All over Europe, new language immersive programs see the light, which propose content-based teaching, that is: teaching the usual disciplinary contents (math, social studies, fine arts, physics, etc.) in another language. Because our curricula are so compact, it is almost impossible to add a new cosmopolitan, global discipline, yet what is being proposed is teaching languages through the various disciplines. High school in France propose Science tracks in German and Chinese and Spain Universities start offering programs for bilingual teachers. Bilingual Education takes many shapes.
There are numerous challenges to content-based, immersive learning and teaching. For the learners, clearly the issue is to get scaffolds, in the form of pre-oral and pre-reading activities that will provide the vocabulary and possible structures, which allow both understanding of the new instructional materials and interaction with the content instructor. The University of Ottawa has been successful for years in offering most basic introductory courses (Introductions to Psychology, Education, Anthropology, Sociology…) in two languages. But to do so they use a specific formula, sandwiching contents between pre-lesson structural information on the way the forthcoming lesson is organized and post-lesson discussion on its contents in the mother tongue to make sure contents had been understood.
For the instructor, the challenge is to gather resources in the target language that match the epistemology used in the first language and culture institutions of elementary, secondary, or higher learning. Different cultures represent different ways of knowing, and it is never sure instructional materials in the target language will match the needs of schooling expressed in first language curricula (for example the chemistry program in Spain may present the contents in a manner that is different from the British or American materials available on the market or online.

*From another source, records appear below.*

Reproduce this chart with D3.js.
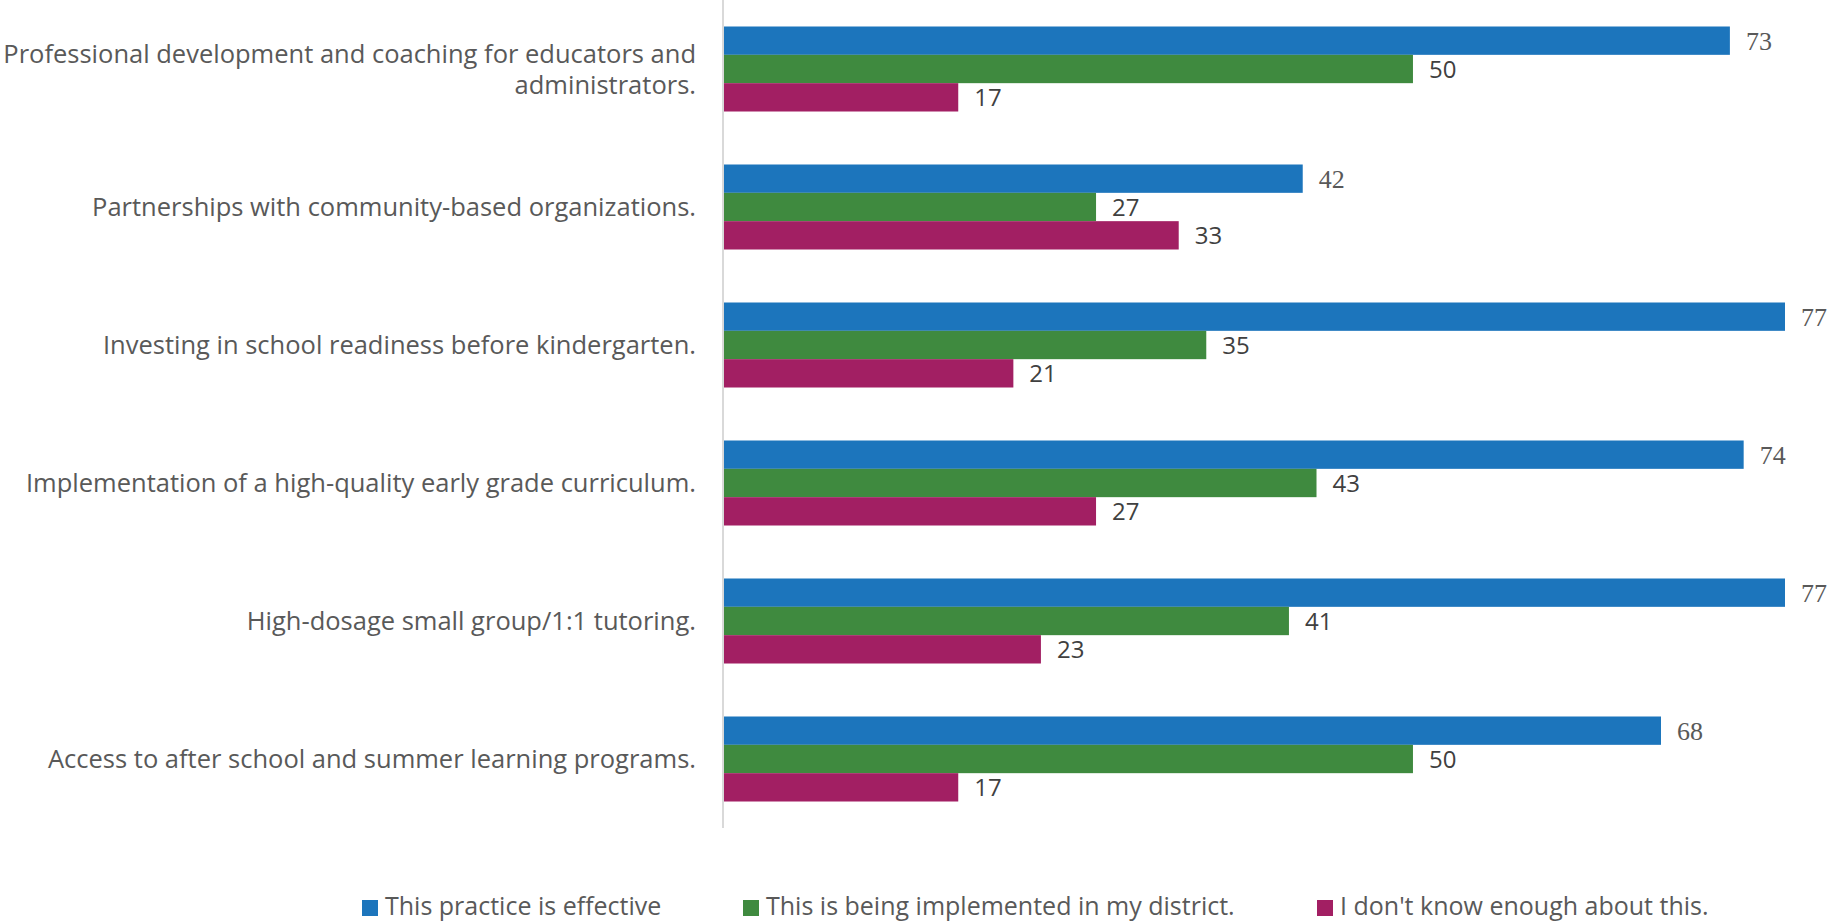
<!DOCTYPE html>
<html>
<head>
<meta charset="utf-8">
<script src="https://cdn.jsdelivr.net/npm/d3@7"></script>
<style>
  html, body { margin: 0; padding: 0; background: #fff; }
  svg { display: block; }
</style>
</head>
<body>
<div id="chart"></div>
<script>
// Practices, top to bottom as drawn
const categories = [
  ['Professional development and coaching for educators and', 'administrators.'],
  ['Partnerships with community-based organizations.'],
  ['Investing in school readiness before kindergarten.'],
  ['Implementation of a high-quality early grade curriculum.'],
  ['High-dosage small group/1:1 tutoring.'],
  ['Access to after school and summer learning programs.'],
];
const seriesNames = [
  'This practice is effective',
  'This is being implemented in my district.',
  "I don't know enough about this.",
];
const effective = [73, 42, 77, 74, 77, 68];
const implemented = [50, 27, 35, 43, 41, 50];
const dontKnow = [17, 33, 21, 27, 23, 17];

const colors = ['#1c75bc', '#3f8a3f', '#a21f63'];

const W = 1828, H = 923;
const plot = { left: 724, top: 0, bottom: 828 };

const svg = d3.select('#chart').append('svg')
  .attr('width', W).attr('height', H);

const rows = categories.map((lines, i) => ({
  key: i,
  lines,
  values: [effective[i], implemented[i], dontKnow[i]],
}));

const x = d3.scaleLinear().domain([0, 77]).range([plot.left, 1785]);
const y = d3.scaleBand()
  .domain(rows.map((r) => r.key))
  .range([plot.top, plot.bottom])
  .paddingInner(0.384)
  .paddingOuter(0.192);
const ySub = d3.scaleBand().domain([0, 1, 2]).range([0, y.bandwidth()]);

// Category axis line
svg.append('line')
  .attr('x1', plot.left - 1).attr('x2', plot.left - 1)
  .attr('y1', plot.top).attr('y2', plot.bottom)
  .attr('stroke', '#d9d9d9').attr('stroke-width', 2);

const groups = svg.selectAll('.row')
  .data(rows)
  .enter()
  .append('g')
  .attr('transform', (d) => `translate(0,${y(d.key)})`);

groups.selectAll('rect')
  .data((d) => d.values.map((v, s) => ({ v, s })))
  .enter()
  .append('rect')
  .attr('x', x(0))
  .attr('y', (d) => ySub(d.s))
  .attr('width', (d) => x(d.v) - x(0))
  .attr('height', ySub.bandwidth())
  .attr('fill', (d) => colors[d.s]);

// Value labels: first series in a serif face, the others sans
groups.selectAll('.val')
  .data((d) => d.values.map((v, s) => ({ v, s })))
  .enter()
  .append('text')
  .attr('x', (d) => x(d.v) + 16)
  .attr('y', (d) => ySub(d.s) + ySub.bandwidth() / 2)
  .attr('dy', '0.36em')
  .attr('font-family', (d) => d.s === 0 ? "'Liberation Serif', 'DejaVu Serif', serif" : "'Open Sans', sans-serif")
  .attr('font-size', (d) => d.s === 0 ? 26 : 24)
  .attr('fill', (d) => d.s === 0 ? '#595959' : '#404040')
  .text((d) => d.v);

// Category labels
const lineH = 31;
groups.append('text')
  .attr('text-anchor', 'end')
  .attr('font-family', "'Open Sans', sans-serif")
  .attr('font-size', 25.5)
  .attr('fill', '#595959')
  .each(function (d) {
    const t = d3.select(this);
    const n = d.lines.length;
    d.lines.forEach((line, j) => {
      t.append('tspan')
        .attr('x', 696)
        .attr('y', y.bandwidth() / 2 + (j - (n - 1) / 2) * lineH)
        .attr('dy', '0.36em')
        .text(line);
    });
  });

// Legend
const legendX = [362, 743, 1317];
const legend = svg.selectAll('.legend')
  .data(seriesNames)
  .enter()
  .append('g')
  .attr('transform', (d, i) => `translate(${legendX[i]},900)`);
legend.append('rect')
  .attr('width', 16).attr('height', 16)
  .attr('fill', (d, i) => colors[i]);
legend.append('text')
  .attr('x', 23)
  .attr('y', 15)
  .attr('font-family', "'Open Sans', sans-serif")
  .attr('font-size', 25)
  .attr('fill', '#595959')
  .text((d) => d);
</script>
</body>
</html>
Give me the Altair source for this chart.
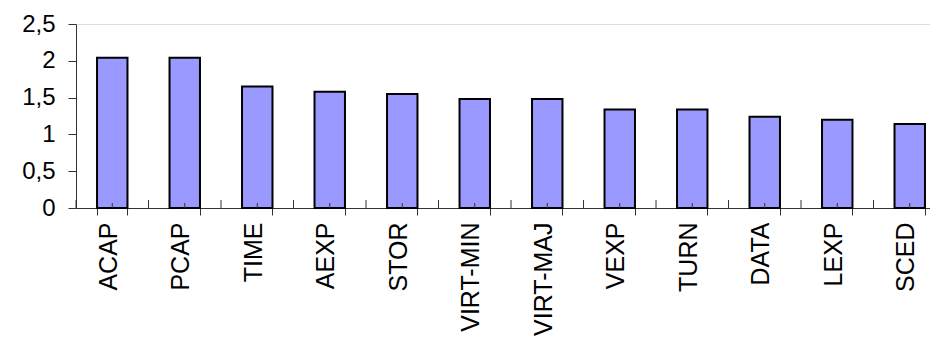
import altair as alt
import pandas as pd

categories = ["ACAP", "PCAP", "TIME", "AEXP", "STOR", "VIRT-MIN", "VIRT-MAJ",
              "VEXP", "TURN", "DATA", "LEXP", "SCED"]
values = [2.04, 2.04, 1.65, 1.58, 1.55, 1.48, 1.48, 1.34, 1.34, 1.24, 1.20, 1.14]
y_ticks = [0, 0.5, 1, 1.5, 2, 2.5]

df = pd.DataFrame({"cat": categories, "val": values})

FONT = "Liberation Sans"
AXIS_COLOR = "#333333"

xscale = alt.Scale(domain=categories, range=[0, 870], paddingInner=0.58, paddingOuter=0.29)
yscale = alt.Scale(domain=[0, 2.5], nice=False, zero=True)

bars = alt.Chart(df).mark_bar(
    fill="#9999FF", stroke="#000000", strokeWidth=2
).encode(
    x=alt.X("cat:N", scale=xscale, sort=categories,
            axis=alt.Axis(title=None, labelAngle=-90, labelFontSize=25, labelFont=FONT,
                          labelColor="#000000", tickBand="extent", tickSize=7,
                          tickColor=AXIS_COLOR, domainColor=AXIS_COLOR,
                          labelPadding=7, labelOffset=-4, labelAlign="right",
                          labelBaseline="middle", labelLimit=0)),
    y=alt.Y("val:Q", scale=yscale,
            axis=alt.Axis(title=None, values=y_ticks, labelFontSize=24, labelFont=FONT,
                          labelColor="#000000", tickSize=8, tickColor=AXIS_COLOR,
                          domainColor=AXIS_COLOR, labelPadding=13, grid=False,
                          labelExpr="replace(toString(datum.value), '.', ',')")),
)

# small upward ticks at category centres
center_ticks = alt.Chart(df).mark_rule(color=AXIS_COLOR, strokeWidth=1).encode(
    x=alt.X("cat:N", scale=xscale, sort=categories),
    y=alt.value(179),
    y2=alt.value(184),
)

# upward part of boundary ticks
boundary_ticks = alt.Chart(df).mark_rule(color=AXIS_COLOR, strokeWidth=1, xOffset=-21.0).encode(
    x=alt.X("cat:N", scale=xscale, sort=categories, bandPosition=0),
    y=alt.value(176),
    y2=alt.value(184),
)

chart = alt.layer(bars, center_ticks, boundary_ticks).properties(
    width=854, height=184,
    autosize=alt.AutoSizeParams(type="none"),
    padding={"left": 76, "top": 24, "right": 0, "bottom": 143},
).configure_view(stroke=None).configure(background="white")

chart.save("out.html", embed_options={"renderer": "svg", "actions": False})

Besides, teachers and professors who have been used to controlled teaching and learning have a hard time with the sense of fuzziness that develops when you do not really have the right materials and knowledge to meet the need of the students.

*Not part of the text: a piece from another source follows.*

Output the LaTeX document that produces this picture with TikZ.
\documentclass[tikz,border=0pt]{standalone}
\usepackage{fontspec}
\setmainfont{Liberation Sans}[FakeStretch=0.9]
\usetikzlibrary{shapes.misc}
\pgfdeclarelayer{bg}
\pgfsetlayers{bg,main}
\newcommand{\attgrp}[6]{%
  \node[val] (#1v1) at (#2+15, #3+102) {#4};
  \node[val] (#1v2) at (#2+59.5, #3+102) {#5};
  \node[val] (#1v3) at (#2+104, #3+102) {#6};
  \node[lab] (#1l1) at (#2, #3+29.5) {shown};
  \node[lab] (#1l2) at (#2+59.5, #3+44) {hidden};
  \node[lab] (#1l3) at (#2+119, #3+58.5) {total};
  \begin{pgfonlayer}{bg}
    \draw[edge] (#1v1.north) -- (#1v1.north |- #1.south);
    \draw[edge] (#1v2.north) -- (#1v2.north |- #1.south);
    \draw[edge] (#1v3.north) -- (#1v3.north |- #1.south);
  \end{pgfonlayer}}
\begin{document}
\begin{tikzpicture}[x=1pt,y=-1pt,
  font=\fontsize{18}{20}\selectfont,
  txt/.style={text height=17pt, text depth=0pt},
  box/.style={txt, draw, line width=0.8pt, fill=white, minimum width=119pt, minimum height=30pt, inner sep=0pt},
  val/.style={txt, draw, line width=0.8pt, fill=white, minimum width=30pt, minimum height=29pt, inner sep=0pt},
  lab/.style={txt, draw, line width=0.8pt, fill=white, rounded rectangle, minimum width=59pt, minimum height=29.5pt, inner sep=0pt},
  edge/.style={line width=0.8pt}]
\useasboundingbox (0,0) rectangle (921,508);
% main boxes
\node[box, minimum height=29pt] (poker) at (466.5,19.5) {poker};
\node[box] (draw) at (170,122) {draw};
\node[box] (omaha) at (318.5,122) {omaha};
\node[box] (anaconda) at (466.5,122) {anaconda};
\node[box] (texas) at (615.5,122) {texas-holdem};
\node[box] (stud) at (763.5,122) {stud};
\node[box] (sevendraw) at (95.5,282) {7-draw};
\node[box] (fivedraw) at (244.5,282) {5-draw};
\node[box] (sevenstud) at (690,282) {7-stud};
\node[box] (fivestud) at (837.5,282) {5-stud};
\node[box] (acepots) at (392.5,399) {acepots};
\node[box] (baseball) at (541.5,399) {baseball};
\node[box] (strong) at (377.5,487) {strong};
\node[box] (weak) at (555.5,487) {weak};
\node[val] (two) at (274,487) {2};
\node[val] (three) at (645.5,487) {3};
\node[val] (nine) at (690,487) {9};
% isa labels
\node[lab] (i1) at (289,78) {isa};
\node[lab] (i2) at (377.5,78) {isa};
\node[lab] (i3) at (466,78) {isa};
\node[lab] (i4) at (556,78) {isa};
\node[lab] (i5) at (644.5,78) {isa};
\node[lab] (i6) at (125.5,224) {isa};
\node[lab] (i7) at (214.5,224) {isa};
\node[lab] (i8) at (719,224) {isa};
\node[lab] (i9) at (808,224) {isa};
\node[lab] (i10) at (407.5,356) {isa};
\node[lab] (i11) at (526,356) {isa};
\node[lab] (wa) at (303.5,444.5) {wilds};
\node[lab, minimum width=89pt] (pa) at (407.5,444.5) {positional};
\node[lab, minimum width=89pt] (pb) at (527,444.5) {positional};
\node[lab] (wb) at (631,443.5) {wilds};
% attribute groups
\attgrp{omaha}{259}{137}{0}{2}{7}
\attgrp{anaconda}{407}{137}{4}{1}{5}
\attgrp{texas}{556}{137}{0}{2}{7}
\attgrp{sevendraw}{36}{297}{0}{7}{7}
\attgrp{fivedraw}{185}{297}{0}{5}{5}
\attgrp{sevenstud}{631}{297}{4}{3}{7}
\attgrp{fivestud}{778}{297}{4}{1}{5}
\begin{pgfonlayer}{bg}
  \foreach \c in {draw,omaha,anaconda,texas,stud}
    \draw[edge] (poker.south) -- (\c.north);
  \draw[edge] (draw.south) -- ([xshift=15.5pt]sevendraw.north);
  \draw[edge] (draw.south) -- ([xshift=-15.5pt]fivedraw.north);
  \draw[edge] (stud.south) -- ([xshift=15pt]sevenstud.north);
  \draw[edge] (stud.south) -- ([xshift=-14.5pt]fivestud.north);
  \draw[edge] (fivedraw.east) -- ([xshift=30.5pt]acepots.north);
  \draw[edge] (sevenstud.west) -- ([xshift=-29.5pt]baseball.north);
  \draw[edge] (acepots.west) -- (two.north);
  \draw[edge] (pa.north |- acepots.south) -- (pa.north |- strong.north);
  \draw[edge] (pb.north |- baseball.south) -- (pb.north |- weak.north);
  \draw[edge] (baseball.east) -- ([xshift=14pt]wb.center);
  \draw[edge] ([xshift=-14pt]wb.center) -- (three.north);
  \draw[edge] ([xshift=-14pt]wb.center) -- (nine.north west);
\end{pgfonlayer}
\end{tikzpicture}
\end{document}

The Deep Approach to languages and cultures comes as a tremendous help to both learners and instructors engaged in content-based programs. It not only offers templates and ways of organizing resources but it further provides a teaching methodology that frees the instructors of many concerns which otherwise might seriously bother them. Teacher training to the Deep Approach is necessary to do a good job. The workshop will develop a few key principles that will help teachers scaffold disciplinary contents in the second language in a way that is conducive to a new, deeper way of learning for their students.